This story has been updated to include a comment from Fitbit.
A new study finds that Fitbit’s PurePulse heart monitors can produce “highly inaccurate” results, adding fodder to an ongoing class action against the health care wearables maker.
The study was conducted by researchers at California State Polytechnic University, Pomona on behalf of Lieff Cabraser Heimann & Bernstein, the law firm leading the charge against Fitbit (FIT) in a suit that claims Fitbit misled users. It involved 43 healthy adult participants doing various exercises such as jogging, stair climbing, and jumping rope while wearing Fitbit’s Surge watches and Charge HR bands. Participants’ Fitbit device-reported heart rates were then compared against an electrocardiogram (ECG).

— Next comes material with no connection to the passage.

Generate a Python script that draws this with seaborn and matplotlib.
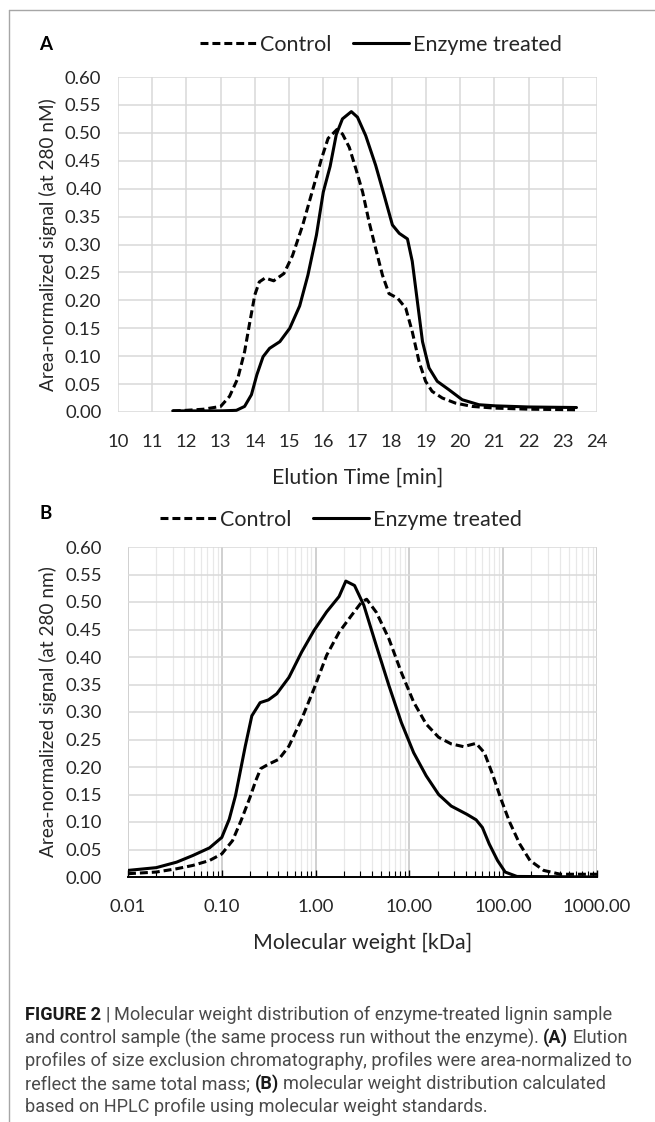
import matplotlib
matplotlib.use('Agg')
import matplotlib.pyplot as plt
import seaborn as sns
from matplotlib.lines import Line2D
from matplotlib.ticker import LogLocator, NullFormatter

sns.set_theme(style="whitegrid")
plt.rcParams['font.family'] = ['Lato', 'DejaVu Sans']

# ---- panel A: elution profiles ----
elution_ctrl = [11.6, 12.0, 12.5, 13.0, 13.26, 13.5, 13.7, 13.85, 14.0, 14.13, 14.3, 14.55,
                14.85, 15.1, 15.4, 15.7, 15.95, 16.14, 16.4, 16.56, 16.76, 16.95, 17.15,
                17.34, 17.53, 17.73, 17.92, 18.17, 18.41, 18.6, 18.8, 18.99, 19.18, 19.48,
                19.86, 20.35, 21.0, 22.0, 23.4]
signal_ctrl = [0.002, 0.003, 0.005, 0.01, 0.028, 0.06, 0.108, 0.16, 0.21, 0.233, 0.24, 0.235,
               0.248, 0.28, 0.335, 0.40, 0.454, 0.49, 0.506, 0.498, 0.474, 0.436, 0.394,
               0.34, 0.293, 0.245, 0.212, 0.204, 0.186, 0.144, 0.09, 0.055, 0.037, 0.025,
               0.016, 0.01, 0.007, 0.005, 0.004]
elution_enz = [11.6, 12.5, 13.0, 13.46, 13.7, 13.9, 14.06, 14.24, 14.43, 14.73, 15.02, 15.31,
               15.55, 15.8, 16.0, 16.2, 16.38, 16.56, 16.82, 17.0, 17.24, 17.53, 17.78,
               18.02, 18.22, 18.46, 18.6, 18.75, 18.9, 19.09, 19.33, 19.67, 20.06, 20.55,
               21.03, 22.0, 23.4]
signal_enz = [0.002, 0.002, 0.002, 0.003, 0.01, 0.031, 0.067, 0.099, 0.114, 0.126, 0.15, 0.19,
              0.245, 0.317, 0.394, 0.44, 0.497, 0.525, 0.538, 0.528, 0.495, 0.442, 0.388,
              0.335, 0.32, 0.31, 0.27, 0.198, 0.126, 0.079, 0.055, 0.04, 0.022, 0.013,
              0.011, 0.009, 0.008]

# ---- panel B: molecular weight distribution ----
mw_ctrl = [0.01, 0.02, 0.033, 0.049, 0.074, 0.1, 0.13, 0.16, 0.2, 0.23, 0.26, 0.314, 0.405,
           0.52, 0.71, 0.96, 1.31, 1.78, 2.4, 3.1, 3.5, 4.45, 6.05, 8.2, 11.1, 15.1, 20.5,
           27.9, 37.8, 51.4, 63, 78, 95, 117, 150, 193, 270, 407, 1000]
mw_signal_ctrl = [0.006, 0.009, 0.015, 0.021, 0.03, 0.042, 0.066, 0.102, 0.145, 0.175, 0.197,
                  0.205, 0.214, 0.238, 0.287, 0.342, 0.403, 0.445, 0.475, 0.5, 0.505, 0.481,
                  0.433, 0.372, 0.318, 0.278, 0.254, 0.242, 0.237, 0.243, 0.226, 0.184,
                  0.141, 0.1, 0.06, 0.03, 0.012, 0.005, 0.005]
mw_enz = [0.01, 0.02, 0.033, 0.049, 0.074, 0.1, 0.12, 0.14, 0.178, 0.209, 0.256, 0.314,
          0.385, 0.52, 0.71, 0.96, 1.31, 1.78, 2.1, 2.6, 3.27, 4.45, 6.05, 8.2, 11.1, 15.1,
          20.5, 27.9, 41, 51.4, 60, 71, 87, 105, 140, 1000]
mw_signal_enz = [0.012, 0.017, 0.027, 0.039, 0.053, 0.072, 0.105, 0.148, 0.238, 0.293, 0.317,
                 0.322, 0.333, 0.363, 0.409, 0.448, 0.482, 0.51, 0.538, 0.53, 0.494, 0.42,
                 0.348, 0.281, 0.226, 0.184, 0.15, 0.129, 0.114, 0.104, 0.09, 0.06, 0.03,
                 0.009, 0.001, 0.0]

elution_ticks = list(range(10, 25))
signal_ticks = [0.00, 0.05, 0.10, 0.15, 0.20, 0.25, 0.30, 0.35, 0.40, 0.45, 0.50, 0.55, 0.60]
mw_ticks = [0.01, 0.1, 1, 10, 100, 1000]
mw_tick_labels = ['0.01', '0.10', '1.00', '10.00', '100.00', '1000.00']

W, H = 655, 1122
def fx(px):
    return px / W
def fy(py):
    return 1 - py / H

fig = plt.figure(figsize=(W / 100, H / 100), dpi=100)
fig.patch.set_facecolor('white')

dash = (0, (2.6, 1.3))
txt_col = '#262626'
line_kw = dict(color='black', lw=2.2, solid_joinstyle='round', dash_joinstyle='round')
leg_kw = dict(loc='center', ncol=2, frameon=False, handlelength=2.6, handletextpad=0.2,
              columnspacing=1.0, fontsize=15.5, labelcolor=txt_col)

# ---------- A ----------
axA = fig.add_axes([fx(118), fy(412), (597 - 118) / W, (412 - 77) / H])
sns.lineplot(x=elution_ctrl, y=signal_ctrl, ax=axA, linestyle=dash, label='Control', **line_kw)
sns.lineplot(x=elution_enz, y=signal_enz, ax=axA, label='Enzyme treated', **line_kw)
axA.set_xlim(10, 24)
axA.set_ylim(0, 0.6)
axA.set_xticks(elution_ticks)
axA.set_xticklabels([str(t) for t in elution_ticks])
axA.set_yticks(signal_ticks)
axA.set_yticklabels([f'{v:.2f}' for v in signal_ticks])
axA.grid(True, color='#d9d9d9', lw=1.1)
for s in axA.spines.values():
    s.set_visible(False)
axA.tick_params(axis='both', length=0, labelsize=13.3, labelcolor=txt_col)
axA.tick_params(axis='x', pad=16)
axA.tick_params(axis='y', pad=12)
axA.set_xlabel('Elution Time [min]', fontsize=15.3, color=txt_col)
axA.xaxis.set_label_coords(0.5, -66 / 335)
axA.xaxis.label.set_va('center')
axA.set_ylabel('Area-normalized signal (at 280 nM)', fontsize=13.7, color=txt_col)
axA.yaxis.set_label_coords((48 - 118) / 479, 0.5)
axA.yaxis.label.set_va('center')
axA.legend(bbox_to_anchor=(fx(381), fy(45)), bbox_transform=fig.transFigure, **leg_kw)

# ---------- B ----------
axB = fig.add_axes([fx(128), fy(877), (597 - 128) / W, (877 - 547) / H])
sns.lineplot(x=mw_ctrl, y=mw_signal_ctrl, ax=axB, linestyle=dash, label='Control', **line_kw)
sns.lineplot(x=mw_enz, y=mw_signal_enz, ax=axB, label='Enzyme treated', **line_kw)
axB.set_xscale('log')
axB.set_xlim(0.01, 1000)
axB.set_ylim(0, 0.6)
axB.set_xticks(mw_ticks)
axB.set_xticklabels(mw_tick_labels)
axB.xaxis.set_minor_locator(LogLocator(base=10, subs=range(2, 10)))
axB.xaxis.set_minor_formatter(NullFormatter())
axB.set_yticks(signal_ticks)
axB.set_yticklabels([f'{v:.2f}' for v in signal_ticks])
axB.grid(True, which='major', axis='x', color='#c4c4c4', lw=1.1)
axB.grid(True, which='minor', axis='x', color='#e8e8e8', lw=0.9)
axB.grid(True, which='major', axis='y', color='#d9d9d9', lw=1.1)
for k, s in axB.spines.items():
    s.set_visible(k == 'bottom')
axB.spines['bottom'].set_color('black')
axB.spines['bottom'].set_linewidth(1.4)
axB.tick_params(axis='x', which='both', direction='in', bottom=True, color='black')
axB.tick_params(axis='x', which='major', length=5, width=1.0, pad=16)
axB.tick_params(axis='x', which='minor', length=4, width=0.8)
axB.tick_params(axis='y', length=0, pad=19)
axB.tick_params(axis='both', labelsize=13.3, labelcolor=txt_col)
axB.set_xlabel('Molecular weight [kDa]', fontsize=15.3, color=txt_col)
axB.xaxis.set_label_coords(0.5, -66 / 330)
axB.xaxis.label.set_va('center')
axB.set_ylabel('Area-normalized signal (at 280 nm)', fontsize=13.7, color=txt_col)
axB.yaxis.set_label_coords((48 - 128) / 469, 0.5)
axB.yaxis.label.set_va('center')
axB.legend(bbox_to_anchor=(fx(341), fy(520)), bbox_transform=fig.transFigure, **leg_kw)

# panel letters
fig.text(fx(46), fy(45), 'A', fontweight='bold', fontsize=13.5, ha='center', va='center',
         color='black')
fig.text(fx(46), fy(513), 'B', fontweight='bold', fontsize=13.5, ha='center', va='center',
         color='black')

# frame lines
fig.add_artist(Line2D([fx(9), fx(9)], [fy(10), 0], transform=fig.transFigure,
                      color='#a6a6a6', lw=1.0))
fig.add_artist(Line2D([fx(9), 1], [fy(10), fy(10)], transform=fig.transFigure,
                      color='#a6a6a6', lw=1.0))

# caption
cap_font = dict(family=['Roboto', 'DejaVu Sans'], fontsize=13.1)
caption_lines = [
    [('FIGURE 2', 'bold'), ('|', 'normal'), ('Molecular weight distribution of enzyme-treated lignin sample', 'normal')],
    [('and control sample (the same process run without the enzyme).', 'normal'), ('(A)', 'bold'), ('Elution', 'normal')],
    [('profiles of size exclusion chromatography, profiles were area-normalized to', 'normal')],
    [('reflect the same total mass;', 'normal'), ('(B)', 'bold'), ('molecular weight distribution calculated', 'normal')],
    [('based on HPLC profile using molecular weight standards.', 'normal')],
]
renderer = fig.canvas.get_renderer()

def text_width(s, weight):
    t = fig.text(0, 0, s, fontweight=weight, **cap_font)
    w = t.get_window_extent(renderer).width
    t.remove()
    return w

space_w = text_width('a a', 'normal') - text_width('aa', 'normal')
for i, segs in enumerate(caption_lines):
    x = 25.0
    y = 1015 + 23 * i
    for s, wt in segs:
        col = '#1a1a1a' if wt == 'bold' else '#4a4a4a'
        t = fig.text(fx(x), fy(y), s, fontweight=wt, color=col, ha='left', va='center',
                     **cap_font)
        x += t.get_window_extent(renderer).width + space_w

fig.savefig('out.png', dpi=100)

Click here to subscribe to our new Brainstorm Health Daily Newsletter.
According to the researchers, the Fitbit device’s results could be off by as much as 20 beats per minute during moderate-to-intense physical activity.
But Fitbit pushed back against the report in a statement emailed to Fortune, calling the study’s methodology “flawed” and “nothing more than an attempt to extract a payout from Fitbit.” The company also questioned researchers’ decision to use a BioHarness device to produce the ECG.
“[The study] was paid for by plaintiffs’ lawyers who are suing Fitbit, and was conducted with a consumer-grade electrocardiogram—not a true clinical device, as implied by the plaintiffs’ lawyers. Furthermore, there is no evidence the device used in the purported ‘study’ was tested for accuracy,” Fitbit wrote. The company went on to note that Consumer Reports independently tested the Charge HR’s and Surge’s heart rate tracking earlier this year and gave the products “excellent” ratings.
However, as CNBC notes, several other studies have also highlighted Fitbit’s heart rate monitors’ potential inaccuracies. Fitbit has insisted that its devices are for personal consumer health and fitness use and aren’t intended to be medical devices.
Lieff Cabraser hit back at Fitbit’s dismissal of the study. Responding to a Fortune request for comment, an attorney from the firm noted that the study’s authors explained that using a medical grade ECG with a dozen leads would be “highly impractical and unfeasible” given the wide range of exercises used in the experiment, and that the BioHarness device used instead had been previously calibrated.